The King was brought up in the admirable school of simplicity, rectitude and kindness of his father, King Christian, and was made familiar, from his early youth, with all the tortuous paths of the political maze. When the fall of King Otho placed him, by the greatest of accidents, on the throne of Greece, he brought with him not only the influence of his numberless illustrious alliances and the fruits of a timely experience gained in that marvellous observation-post which the Court of Denmark supplies: he also brought the qualities of his cold and well-balanced northern temperament to that people which does not require the stimulation of its Patras wine to become hot-headed.
And what difficult times the King has passed through!
The King of Saxony, visiting Corfu one day, said to him, the next morning:
"Upon my word, it must be charming to be king of this paradise!"
"You must never repeat that wish," replied King George, without hesitation. "I have been its king for thirty years; and speak as one who knows!"
Events that have followed since have amply justified the bitterness of this outburst, which I find renewed in the sovereign's letters. And yet, grave as the Greek crisis is at the moment of writing, I do not believe that the crown is in any danger. The Greeks, without distinction of party, recognise the great services their ruler has rendered to the national cause, which he has defended for the past ten years in the European chancelleries with indefatigable zeal and eloquence.
"I never met a more persuasive or more able diplomat," said M. Clémenceau, last year after a visit which he received from George I.
His ability has not only consisted in defending his country against the ambitious projects of Turkey by placing her under the protection of the powers interested in preserving the status quo in the East; it has been shown in the ease with which he effects his ends amid the party quarrels that envenom political life in Greece.
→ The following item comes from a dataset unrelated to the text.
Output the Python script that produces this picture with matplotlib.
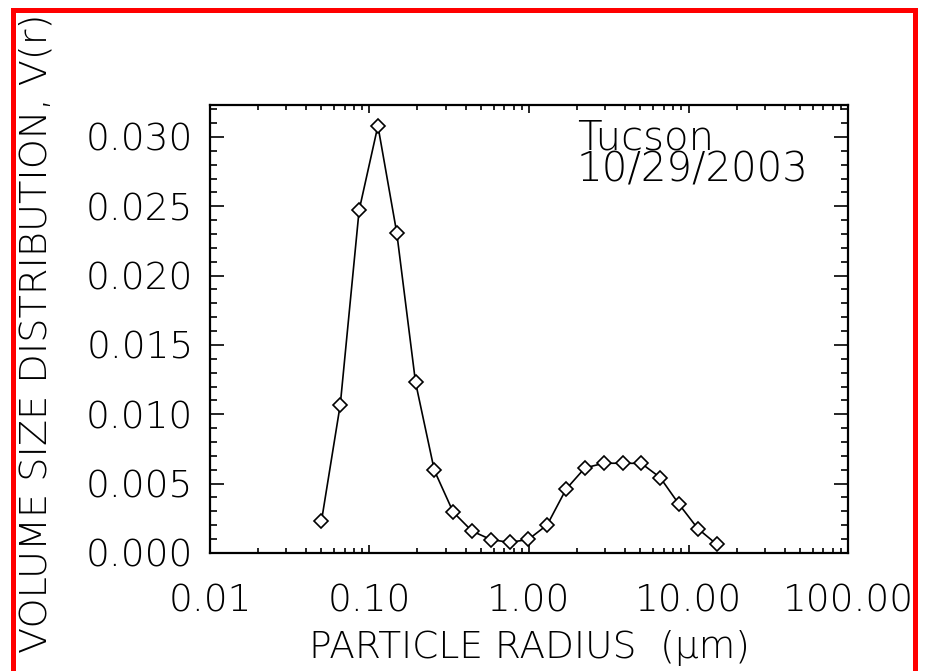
import matplotlib
matplotlib.use("Agg")
import matplotlib.pyplot as plt
from matplotlib.ticker import MultipleLocator, LogLocator, FormatStrFormatter, NullFormatter
from matplotlib.patches import Rectangle

# AERONET radius bins (um) and volume size distribution
radius = [0.050000, 0.065604, 0.086077, 0.112939, 0.148184, 0.194429,
          0.255105, 0.334716, 0.439173, 0.576227, 0.756052, 0.991996,
          1.301571, 1.707757, 2.240702, 2.939966, 3.857452, 5.061260,
          6.640745, 8.713145, 11.432287, 15.000000]
volume = [0.00230, 0.01070, 0.02470, 0.03080, 0.02310, 0.01230,
          0.00595, 0.00295, 0.00158, 0.00097, 0.00076, 0.00098,
          0.00203, 0.00460, 0.00613, 0.00647, 0.00647, 0.00646,
          0.00544, 0.00352, 0.00176, 0.00063]
site = "Tucson"
date = "10/29/2003"

plt.rcParams['font.family'] = ['DejaVu Sans']
plt.rcParams['font.weight'] = 'light'   # picks DejaVuSans-ExtraLight
plt.rcParams['axes.labelweight'] = 'light'

fig = plt.figure(figsize=(9.27, 6.71), dpi=100)
ax = fig.add_axes([0.2265, 0.1759, 0.6883, 0.6676])

ax.plot(radius, volume, color='black', lw=1.2, marker='D', ms=7.5,
        mfc='white', mec='black', mew=1.2)

ax.set_xscale('log')
ax.set_xlim(0.01, 100)
ax.set_ylim(0, 0.0323)

ax.xaxis.set_major_locator(LogLocator(base=10, numticks=10))
ax.xaxis.set_minor_locator(LogLocator(base=10, subs=range(2, 10), numticks=50))
ax.xaxis.set_major_formatter(FormatStrFormatter('%.2f'))
ax.xaxis.set_minor_formatter(NullFormatter())
ax.yaxis.set_major_locator(MultipleLocator(0.005))
ax.yaxis.set_minor_locator(MultipleLocator(0.001))
ax.yaxis.set_major_formatter(FormatStrFormatter('%.3f'))

ax.tick_params(axis='both', which='both', direction='in', top=True, right=True,
               color='black', width=1.2)
ax.tick_params(axis='x', which='major', length=6, labelsize=27, pad=22)
ax.tick_params(axis='x', which='minor', length=3.5)
ax.tick_params(axis='y', which='major', length=10, labelsize=27, pad=12)
ax.tick_params(axis='y', which='minor', length=5)
for s in ax.spines.values():
    s.set_linewidth(1.6)

ax.set_xlabel('PARTICLE RADIUS  (\u03bcm)', fontsize=27, fontweight='light')
ax.xaxis.set_label_coords(0.5, -0.172)
ax.xaxis.label.set_va('top')
ax.set_ylabel('VOLUME SIZE DISTRIBUTION, V(r)', fontsize=27.5, fontweight='light')
ax.yaxis.set_label_coords(-0.273, 0.49)
ax.yaxis.label.set_va('center')

ax.text(0.575, 0.97, site + '\n' + date, transform=ax.transAxes,
        fontsize=29, va='top', ha='left', linespacing=0.78)

# red frame around the panel (bottom edge lies outside the image)
fig.patches.append(Rectangle((12.5 / 927, -0.05), (915 - 12.5) / 927, 1.05 - 10 / 671,
                             transform=fig.transFigure, fill=False,
                             edgecolor='#ff0000', lw=3.6, clip_on=False))

fig.savefig('out.png', dpi=100)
Guided by his native common-sense and a remarkable knowledge of mankind, he has made it his study, in governing, to let people do and say what they please, at least to an extent that enables him never to find himself in open opposition to the love of independence and the easily-offended pride of his subjects; he has realised that what was required was an uncommon readiness to yield, rather than inflexible principles; and, of all the ministers who succeeded one another since his accession, the celebrated Coumandouros appears to be the one from whom His Majesty derived and retained the best system of ironical, easy-going government.
For the rest, it must be admitted that, although the Greek nation is sometimes tiresome, with its faults and weaknesses which, for that matter, are purely racial and temperamental, on the other hand it is generous and impulsive to a degree; and its touchy pride is only the effect of an ardent patriotism which is sometimes manifested in the most amusing ways.